As the days went by, I began to love my short hair. I found myself playing with it a lot. Most exciting part for me was showering without a shower cap. Amazing feeling, letting water run through my hair daily, an experience I never had. I began to share my new look with close friends and family. It was met with mixed reviews, but mostly support. The person that gave me the advise in the beginning of the first article “Hair today, Gone tomorrow 1” said I looked cute and became a fan of my short hair. Some people questioned me, in a way that seemed they were attached to my hair more than me. Fascinating. I also began to get used to seeing more of me, more of my face and my features. I got used to having short hair and embraced my curls. I got compliments from random strangers as well. Interestingly enough I got more compliments from men.

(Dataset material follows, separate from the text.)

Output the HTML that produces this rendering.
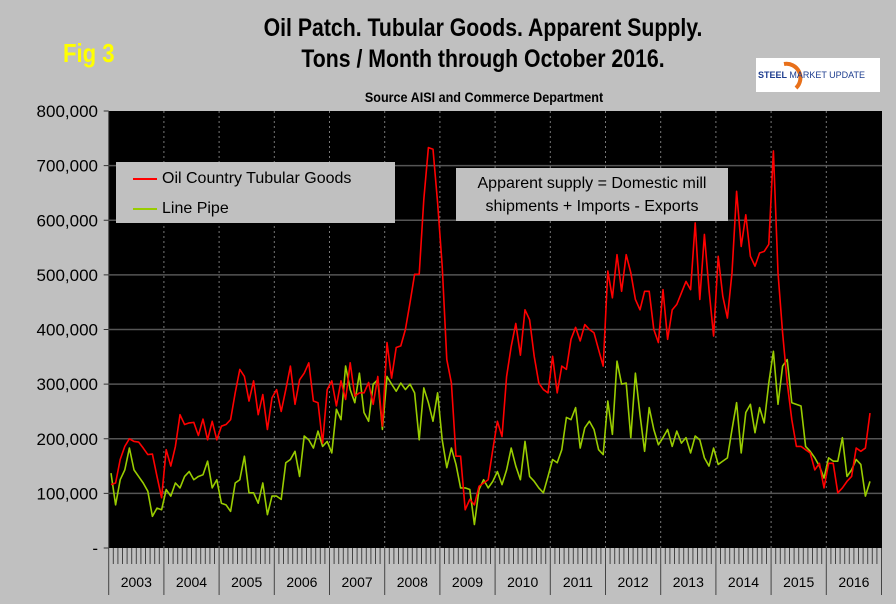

I believe a lot of Africans especially those who lived in countries that were colonized by Europeans and in particular lived during that time have been conditioned to prefer euro centric standards of beauty. The media has also had a role to play in promoting that bias, but I believe this bias is reducing as diversity is now celebrated. Since, going natural, I now see beauty in a different way and I appreciate hair that grows out of one’s head even more :).
I believe I made the best decision for me and it is aligned with my innate cause – promoting the beauty of Africa. My young nieces also played a role in my decision as they have natural hair and often asked questions about why my relaxed hair was different to theirs. They live in a country where Black people are a minority and it reminded me of when I was the only black girl in my class in primary school. I want my nieces and other young black girls to see more representation of natural hair in their everyday world. This will allow them to be more confident in their skin, in their uniqueness and not feel the need to conform to a particular standard of beauty. It is amazing the effect that role models, media, lack of diversity have on us all – day in, day out. It is even more amazing that we would think that the hair that naturally grows out of our head is ugly. I am on a mission to ensure diversity is promoted and celebrated. Beauty comes in all shapes, colors and sizes and there is enough room for all in the beauty club.
P.S. I am not saying everyone needs to have natural hair. I believe everyone has a right to do what he or she wants with his or her hair. I am just sharing my thoughts and journey on this topic :).